We used to walk to school, then come home for lunch before going back. One day, a man nearly ran me over, coming out of a gas station. I gave him my best Rudy Ray Moore epithet and continued on my way. My cousin, himself a badass back in the day, was shocked. I know this is so because he has never forgotten this event. He brings it up at family gatherings, peppering it with all the little nuances that little cousins recall:
Mitchell raised his fist and called that man a #&@##!!-X$###@!
Then that man slammed on his brakes, jumped out of the car and said, “WHAT?!!”
Mitchell took off down the street! I laughed so hard.
Whatever, man.
Another time, we were playing wall ball, or pitching pennies. Maybe we were just standing in the middle of the street. Suddenly, one of the neighbors, who must have just gotten his license, backed his car into my leg. It didn’t hurt, but I was so startled, I yelped, “Sugar honey iced tea!” – pretty much the same way Ralphie said, “Fudge”. Pete promptly ran into our grandmother’s house, not to report the accident, but to tattle on me. Thankfully, the perceived trauma of having been struck by a moving vehicle was enough to grant me forbearance on what otherwise would have been a for-sure spanking.
I grew up all over Philadelphia, covering every region except the great Northeast. Good thing, too. I took an evening Real Estate Licensing class during a three month period.

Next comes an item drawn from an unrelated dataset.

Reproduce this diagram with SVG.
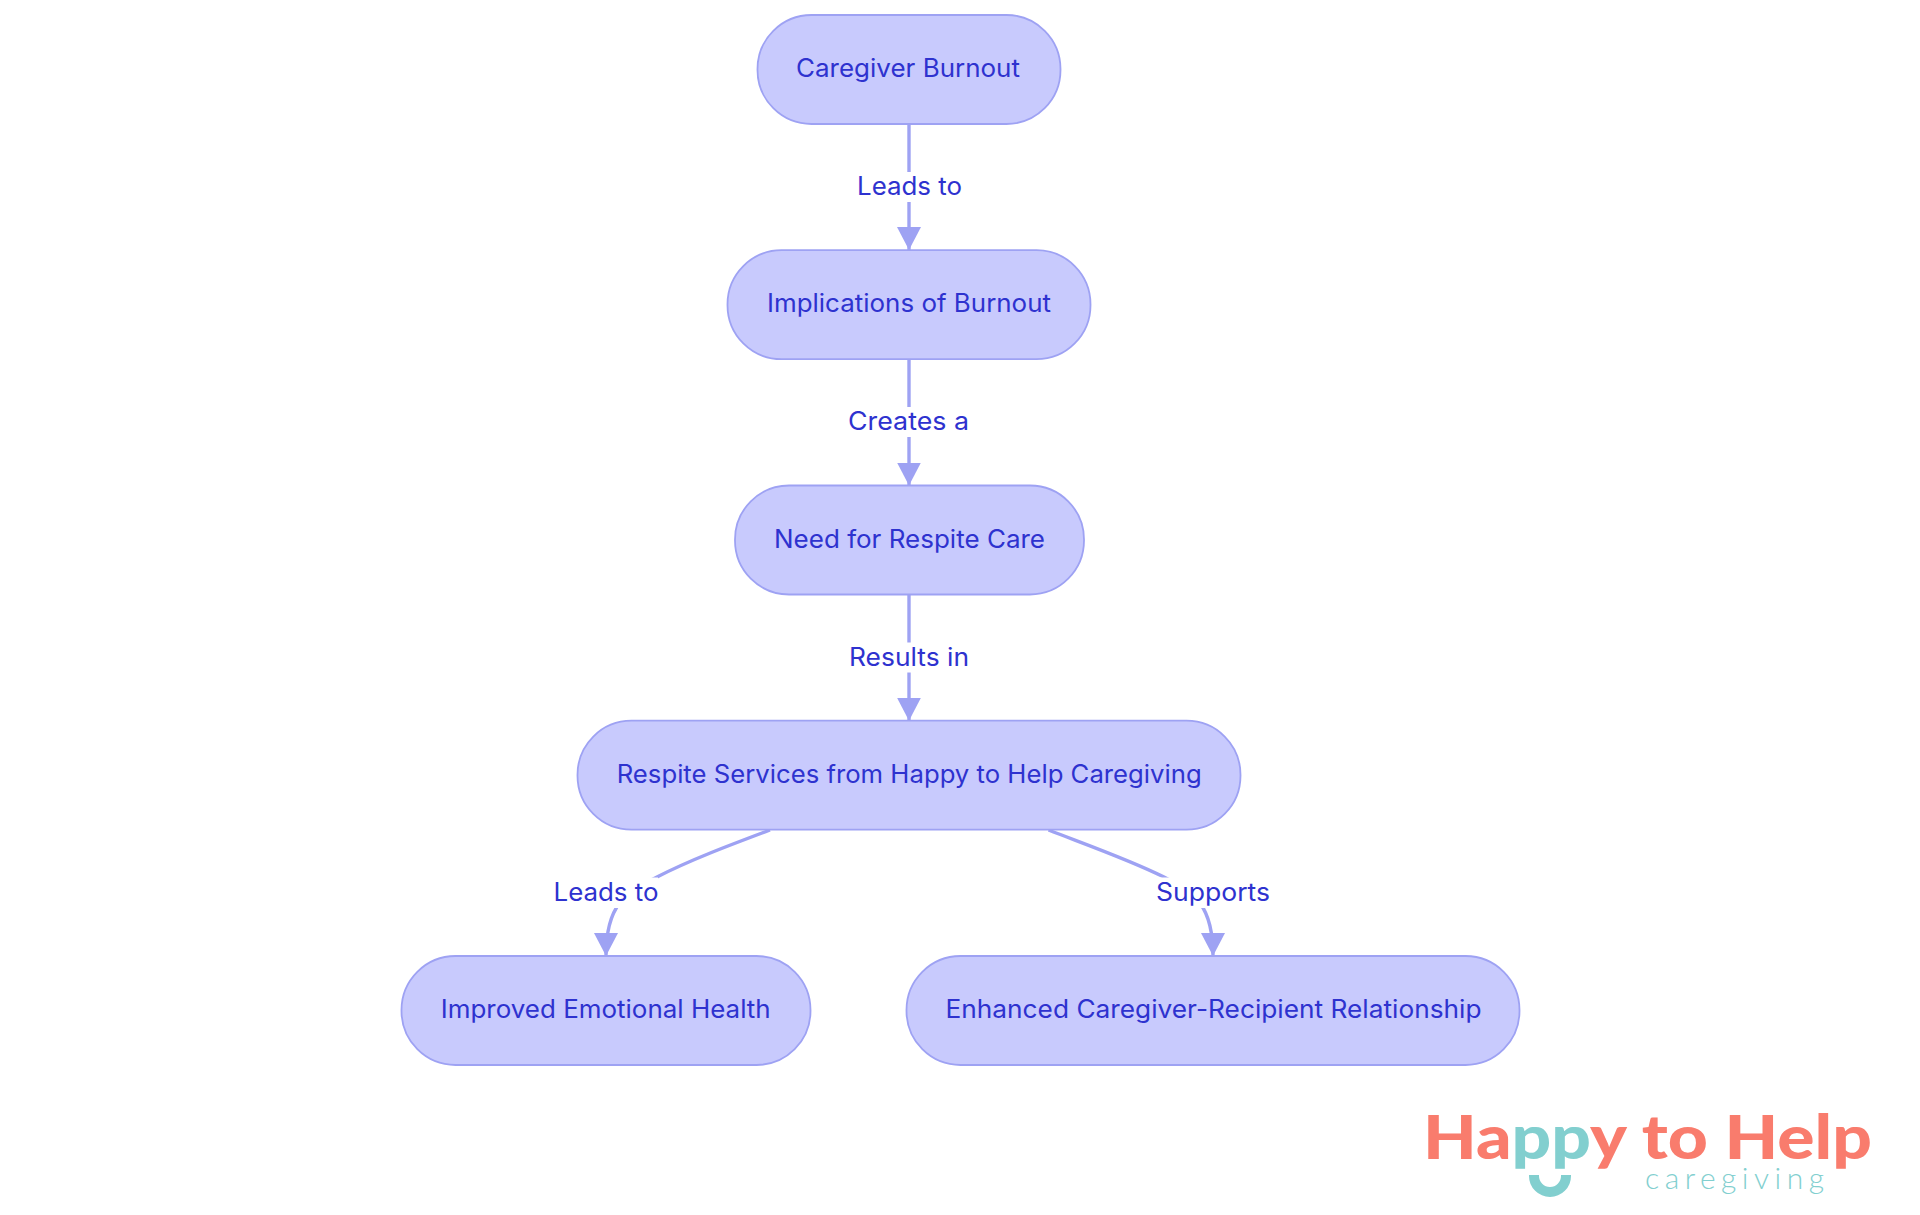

Twice a week, after getting off from work, I took the R8 train out to the end of the line.
This neighborhood, Fox Chase, is one of the most beautiful sections of the city (Chestnut Hill and Roxborough are the others.)
What was not to like? Well, for starters, the bus service stopped 15 minutes before my class ended. I had to walk for about ten minutes to reach the train station. The other thing, there was no good pizza for miles. Not that I tried all of the shops, I’m just saying.

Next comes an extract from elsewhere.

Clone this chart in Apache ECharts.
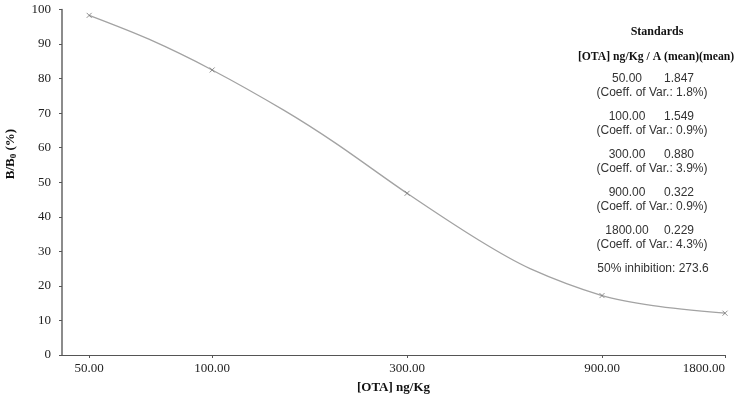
<!DOCTYPE html>
<html>
<head>
<meta charset="utf-8">
<script src="https://cdn.jsdelivr.net/npm/echarts@6/dist/echarts.min.js"></script>
<style>
  html, body { margin: 0; padding: 0; background: #fff; }
  #chart { width: 737px; height: 395px; }
</style>
</head>
<body>
<div id="chart"></div>
<script>
// standards (measured points)
const stdConc = [50, 100, 300, 900, 1800];
const stdBB0 = [98.3, 82.5, 46.8, 17.2, 12.1];
const stdAbs = ['1.847', '1.549', '0.880', '0.322', '0.229'];
const stdCV = ['1.8%', '0.9%', '3.9%', '0.9%', '4.3%'];
const ic50 = '273.6';

// fitted curve
const curveConc = [50, 70, 100, 150, 200, 300, 450, 600, 900, 1200, 1800];
const curveBB0 = [98.3, 91.4, 82.5, 70.8, 61.4, 46.8, 33.2, 25.0, 17.2, 14.3, 12.1];

const xTicks = [50, 100, 300, 900, 1800];

const serif = '"Liberation Serif", "Times New Roman", serif';
const sans = '"Liberation Sans", Arial, sans-serif';

const chart = echarts.init(document.getElementById('chart'));

// right-hand "Standards" block
const side = [
  { type: 'text', x: 657, y: 32, style: { text: 'Standards', font: 'bold 12px ' + serif, fill: '#111', align: 'center', verticalAlign: 'middle' } },
  { type: 'text', x: 656, y: 57, style: { text: '[OTA] ng/Kg / A (mean)(mean)', font: 'bold 11.7px ' + serif, fill: '#111', align: 'center', verticalAlign: 'middle' } }
];
stdConc.forEach((c, i) => {
  const y = 79 + i * 38;
  side.push({ type: 'text', x: 627, y: y, style: { text: c.toFixed(2), font: '12px ' + sans, fill: '#333', align: 'center', verticalAlign: 'middle' } });
  side.push({ type: 'text', x: 679, y: y, style: { text: stdAbs[i], font: '12px ' + sans, fill: '#333', align: 'center', verticalAlign: 'middle' } });
  side.push({ type: 'text', x: 652, y: y + 13.5, style: { text: '(Coeff. of Var.: ' + stdCV[i] + ')', font: '12px ' + sans, fill: '#333', align: 'center', verticalAlign: 'middle' } });
});
side.push({ type: 'text', x: 653, y: 269, style: { text: '50% inhibition: ' + ic50, font: '12px ' + sans, fill: '#333', align: 'center', verticalAlign: 'middle' } });

// y axis title with subscript
side.push({
  type: 'text', x: 11, y: 154, rotation: Math.PI / 2,
  style: {
    text: 'B/B{s|0} (%)', font: 'bold 13px ' + serif, fill: '#111', align: 'center', verticalAlign: 'middle',
    rich: { s: { fontFamily: serif, fontWeight: 'bold', fontSize: 9, verticalAlign: 'bottom', padding: [6, 0, 0, 0] } }
  }
});

const option = {
  animation: false,
  backgroundColor: '#fff',
  grid: { left: 62, right: 12, top: 9.5, bottom: 40, containLabel: false, outerBoundsMode: 'none' },
  xAxis: {
    type: 'log',
    logBase: 10,
    min: 42.9,
    max: 1800,
    name: '[OTA] ng/Kg',
    nameLocation: 'middle',
    nameGap: 26,
    nameTextStyle: { fontFamily: serif, fontWeight: 'bold', fontSize: 13, color: '#111' },
    axisLine: { lineStyle: { color: '#555', width: 1.2 } },
    axisTick: { show: true, length: 3, lineStyle: { color: '#555' }, customValues: xTicks },
    axisLabel: {
      fontFamily: serif, fontSize: 13, color: '#222', margin: 7,
      customValues: xTicks,
      alignMaxLabel: 'right',
      formatter: v => Number(v).toFixed(2)
    },
    splitLine: { show: false },
    minorTick: { show: false }
  },
  yAxis: {
    type: 'value',
    min: 0,
    max: 100,
    interval: 10,
    axisLine: { show: true, lineStyle: { color: '#666', width: 1.5 } },
    axisTick: { show: true, length: 3, lineStyle: { color: '#555' } },
    axisLabel: { fontFamily: serif, fontSize: 13, color: '#222', margin: 11 },
    splitLine: { show: false }
  },
  graphic: side,
  series: [
    {
      name: 'fit',
      type: 'line',
      data: curveConc.map((c, i) => [c, curveBB0[i]]),
      smooth: 0.3,
      symbol: 'none',
      lineStyle: { color: '#a3a3a3', width: 1.3 },
      z: 2
    },
    {
      name: 'standards',
      type: 'scatter',
      data: stdConc.map((c, i) => [c, stdBB0[i]]),
      symbol: 'path://M0,0L10,10M10,0L0,10',
      symbolSize: 5,
      itemStyle: { color: 'rgba(0,0,0,0)', borderColor: '#777', borderWidth: 1 },
      z: 3
    }
  ]
};

chart.setOption(option);
</script>
</body>
</html>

The boardwalk at Wildwood, NJ had the best pizza on the planet. Except for that time when I grabbed the glass sugar container and sprinkled what I thought was some salt onto my slice. Not satisfied with the results, I liberally dashed sugar onto my pizza until it became inedible.

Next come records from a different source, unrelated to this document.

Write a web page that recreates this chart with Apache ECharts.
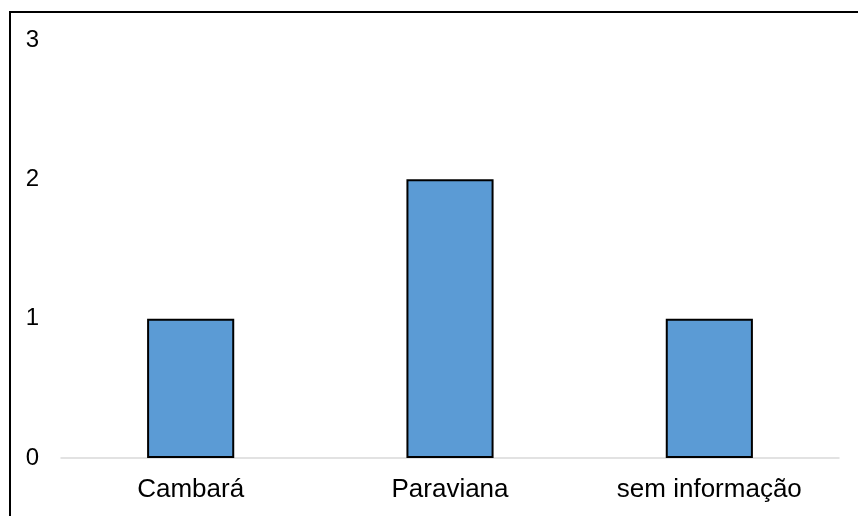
<!DOCTYPE html>
<html>
<head>
<meta charset="utf-8">
<script src="https://cdn.jsdelivr.net/npm/echarts@6/dist/echarts.min.js"></script>
<style>
  html, body { margin: 0; padding: 0; background: #fff; }
  #chart { width: 858px; height: 516px; }
</style>
</head>
<body>
<div id="chart"></div>
<script>
// Origem das amostras
const categories = ['Cambará', 'Paraviana', 'sem informação'];
const counts = [1, 2, 1];
const yTicks = [0, 1, 2, 3];

const chart = echarts.init(document.getElementById('chart'), null, { renderer: 'canvas' });

chart.setOption({
  animation: false,
  backgroundColor: '#ffffff',
  textStyle: { fontFamily: 'Liberation Sans, Arial, sans-serif' },
  graphic: [{
    type: 'rect',
    shape: { x: 10, y: 12, width: 900, height: 600 },
    style: { fill: 'none', stroke: '#000000', lineWidth: 2 },
    silent: true
  }],
  grid: { left: 61, right: 19, top: 40, bottom: 58, containLabel: false },
  xAxis: {
    type: 'category',
    data: categories,
    axisLine: { show: true, lineStyle: { color: '#d9d9d9', width: 1.5 } },
    axisTick: { show: false },
    axisLabel: { color: '#000000', fontSize: 26, margin: 19 },
    splitLine: { show: false }
  },
  yAxis: {
    type: 'value',
    min: yTicks[0],
    max: yTicks[yTicks.length - 1],
    interval: 1,
    axisLine: { show: false },
    axisTick: { show: false },
    splitLine: { show: false },
    axisLabel: { color: '#000000', fontSize: 24, margin: 22 }
  },
  series: [{
    type: 'bar',
    data: counts,
    barWidth: '33.6%',
    itemStyle: { color: '#5b9bd5', borderColor: '#000000', borderWidth: 2 }
  }]
});
</script>
</body>
</html>
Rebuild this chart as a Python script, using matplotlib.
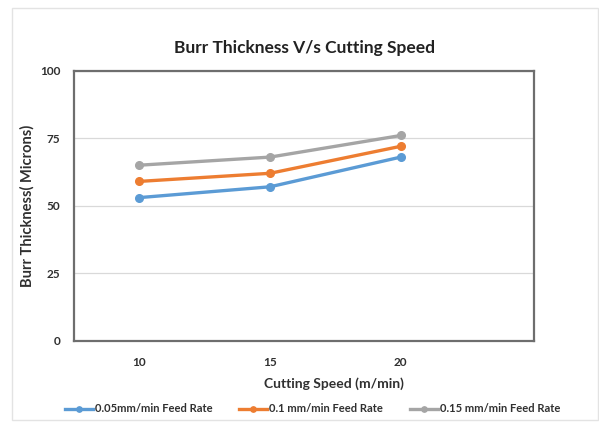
import matplotlib
matplotlib.use("Agg")
import matplotlib.pyplot as plt
from matplotlib.patches import Rectangle

speeds = ["10", "15", "20"]
feed_005 = [53, 57, 68]
feed_01 = [59, 62, 72]
feed_015 = [65, 68, 76]
series_labels = ["0.05mm/min Feed Rate", "0.1 mm/min Feed Rate", "0.15 mm/min Feed Rate"]
colors = ["#5B9BD5", "#ED7D31", "#A5A5A5"]
y_ticks = [0, 25, 50, 75, 100]

plt.rcParams['font.family'] = ['Lato', 'DejaVu Sans']

fig = plt.figure(figsize=(5.99, 4.26), dpi=100)
fig.patch.set_facecolor("white")
fig.patches.append(Rectangle((12/599, 1-420/426), (598-12)/599, (420-8)/426,
                             transform=fig.transFigure, fill=False,
                             edgecolor="#E3E3E3", linewidth=1.0))

ax = fig.add_axes([74/599, 1-340.7/426, 460/599, 270/426])
x = list(range(len(speeds)))
for vals, lab, c in zip([feed_005, feed_01, feed_015], series_labels, colors):
    ax.plot(x, vals, color=c, linewidth=2.4, marker='o', markersize=5.5, label=lab)

ax.set_xlim(-0.5, 3.02)
ax.set_ylim(0, 100)
ax.set_xticks(x)
ax.set_xticklabels(speeds)
ax.set_yticks(y_ticks)
ax.yaxis.grid(True, color="#D9D9D9", linewidth=0.9)
ax.set_axisbelow(True)
for s in ax.spines.values():
    s.set_color("#6E6E6E")
    s.set_linewidth(1.6)
ax.tick_params(axis='both', length=0, labelsize=8.5, colors="#303030")
ax.tick_params(axis='x', pad=12)
ax.tick_params(axis='y', pad=10)
for t in ax.get_xticklabels() + ax.get_yticklabels():
    t.set_fontweight('bold')

ax.set_title("Burr Thickness V/s Cutting Speed", fontsize=12.5, fontweight='bold',
             color="#222222", pad=13)
ax.set_xlabel("Cutting Speed (m/min)", fontsize=10, fontweight='bold',
              color="#303030", labelpad=6)
ax.xaxis.set_label_coords(0.565, -0.135)
ax.set_ylabel("Burr Thickness( Microns)", fontsize=10.5, fontweight='bold',
              color="#303030")
ax.yaxis.set_label_coords(-0.085, 0.5)

leg = fig.legend(loc='center', bbox_to_anchor=(0.522, 1-409/426), ncol=3,
                 frameon=False, fontsize=8, handlelength=2.5, handletextpad=0.2,
                 columnspacing=2.4, markerscale=0.7)
for t in leg.get_texts():
    t.set_fontweight('bold')
    t.set_color("#303030")

fig.savefig("out.png", dpi=100)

Well, that’s nine scraps and one fib (I didn’t really ask my cousin to beat up anybody. I did what any good boy would do when spat upon – I told his mother!)
The tenth scrap ties together my childhood memories of South Philadelphia and my emergent self-expression as a young adult:
Remember those scams where you received a letter in the mail, inviting you to send in a poem for a contest?
I sent one in, commemorating the innocent children gunned down during drug violence.
I got a form letter from the “Poetry School”, telling me that my poem was a winner. For once, I believed them.

How’s that for an Honest Scrap?
* No relation to Tony from up the street, I’m sure
Quite enlightening! I was a rural sort of chap, myself.
Thanks for confessing.
Hey Mitch! I loved this little look inside your world–dangerous thrill seeking kids knowing naturally how to live. I liked being a kid so much, I still am . . . only bigger and less haphazard.
Man, that is a seriously potent poem–simple and brimmed in vision.
Hey Randy and Bobby!
Thanks so much for reading about my “wild” childhood!